## PROBLEM TO SOLVE
Your task is to repeat the lines below exactly, excluding any pictures they contain.

## DATASET EXTRACT

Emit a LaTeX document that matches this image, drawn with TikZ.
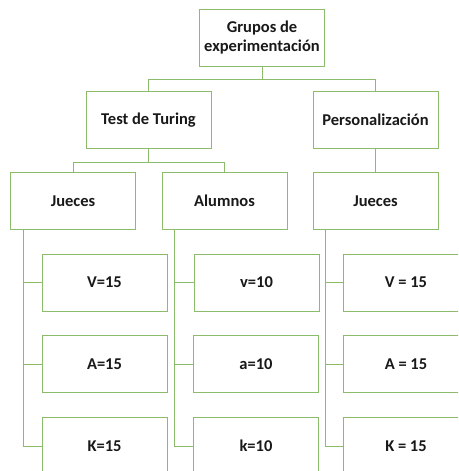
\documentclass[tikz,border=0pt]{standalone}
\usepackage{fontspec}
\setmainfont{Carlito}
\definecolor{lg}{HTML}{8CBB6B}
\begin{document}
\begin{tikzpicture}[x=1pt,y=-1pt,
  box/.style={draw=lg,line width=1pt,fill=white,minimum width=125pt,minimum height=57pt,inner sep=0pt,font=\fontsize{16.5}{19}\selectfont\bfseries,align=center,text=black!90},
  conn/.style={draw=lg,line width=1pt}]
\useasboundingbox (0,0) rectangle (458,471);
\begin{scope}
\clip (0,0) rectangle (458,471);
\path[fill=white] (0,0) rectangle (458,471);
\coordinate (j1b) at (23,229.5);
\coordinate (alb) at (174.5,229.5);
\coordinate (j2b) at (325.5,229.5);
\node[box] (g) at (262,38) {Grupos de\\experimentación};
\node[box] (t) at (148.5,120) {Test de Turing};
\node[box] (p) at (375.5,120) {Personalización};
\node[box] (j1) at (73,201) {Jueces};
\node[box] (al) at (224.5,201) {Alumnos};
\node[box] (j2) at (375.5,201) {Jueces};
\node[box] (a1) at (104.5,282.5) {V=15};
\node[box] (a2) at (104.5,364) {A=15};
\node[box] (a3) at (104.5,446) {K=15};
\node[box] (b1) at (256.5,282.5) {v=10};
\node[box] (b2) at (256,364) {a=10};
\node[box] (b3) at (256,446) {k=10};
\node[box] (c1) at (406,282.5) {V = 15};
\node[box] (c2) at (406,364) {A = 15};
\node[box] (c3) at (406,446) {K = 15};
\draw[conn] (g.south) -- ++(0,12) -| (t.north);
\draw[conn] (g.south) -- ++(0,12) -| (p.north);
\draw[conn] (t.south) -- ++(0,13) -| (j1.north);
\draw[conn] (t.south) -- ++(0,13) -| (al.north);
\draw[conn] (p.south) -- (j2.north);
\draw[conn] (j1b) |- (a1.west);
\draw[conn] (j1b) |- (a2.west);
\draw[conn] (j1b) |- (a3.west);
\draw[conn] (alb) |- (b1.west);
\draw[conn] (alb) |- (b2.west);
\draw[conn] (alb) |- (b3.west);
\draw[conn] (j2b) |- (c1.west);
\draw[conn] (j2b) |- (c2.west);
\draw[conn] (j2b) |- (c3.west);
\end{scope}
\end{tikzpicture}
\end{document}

## SOLUTION TO THIS EXERCISE
Emit a LaTeX document that matches this image, drawn with TikZ.
\documentclass[tikz,border=0pt]{standalone}
\usepackage{fontspec}
\setmainfont{Carlito}
\definecolor{lg}{HTML}{8CBB6B}
\begin{document}
\begin{tikzpicture}[x=1pt,y=-1pt,
  box/.style={draw=lg,line width=1pt,fill=white,minimum width=125pt,minimum height=57pt,inner sep=0pt,font=\fontsize{16.5}{19}\selectfont\bfseries,align=center,text=black!90},
  conn/.style={draw=lg,line width=1pt}]
\useasboundingbox (0,0) rectangle (458,471);
\begin{scope}
\clip (0,0) rectangle (458,471);
\path[fill=white] (0,0) rectangle (458,471);
\coordinate (j1b) at (23,229.5);
\coordinate (alb) at (174.5,229.5);
\coordinate (j2b) at (325.5,229.5);
\node[box] (g) at (262,38) {Grupos de\\experimentación};
\node[box] (t) at (148.5,120) {Test de Turing};
\node[box] (p) at (375.5,120) {Personalización};
\node[box] (j1) at (73,201) {Jueces};
\node[box] (al) at (224.5,201) {Alumnos};
\node[box] (j2) at (375.5,201) {Jueces};
\node[box] (a1) at (104.5,282.5) {V=15};
\node[box] (a2) at (104.5,364) {A=15};
\node[box] (a3) at (104.5,446) {K=15};
\node[box] (b1) at (256.5,282.5) {v=10};
\node[box] (b2) at (256,364) {a=10};
\node[box] (b3) at (256,446) {k=10};
\node[box] (c1) at (406,282.5) {V = 15};
\node[box] (c2) at (406,364) {A = 15};
\node[box] (c3) at (406,446) {K = 15};
\draw[conn] (g.south) -- ++(0,12) -| (t.north);
\draw[conn] (g.south) -- ++(0,12) -| (p.north);
\draw[conn] (t.south) -- ++(0,13) -| (j1.north);
\draw[conn] (t.south) -- ++(0,13) -| (al.north);
\draw[conn] (p.south) -- (j2.north);
\draw[conn] (j1b) |- (a1.west);
\draw[conn] (j1b) |- (a2.west);
\draw[conn] (j1b) |- (a3.west);
\draw[conn] (alb) |- (b1.west);
\draw[conn] (alb) |- (b2.west);
\draw[conn] (alb) |- (b3.west);
\draw[conn] (j2b) |- (c1.west);
\draw[conn] (j2b) |- (c2.west);
\draw[conn] (j2b) |- (c3.west);
\end{scope}
\end{tikzpicture}
\end{document}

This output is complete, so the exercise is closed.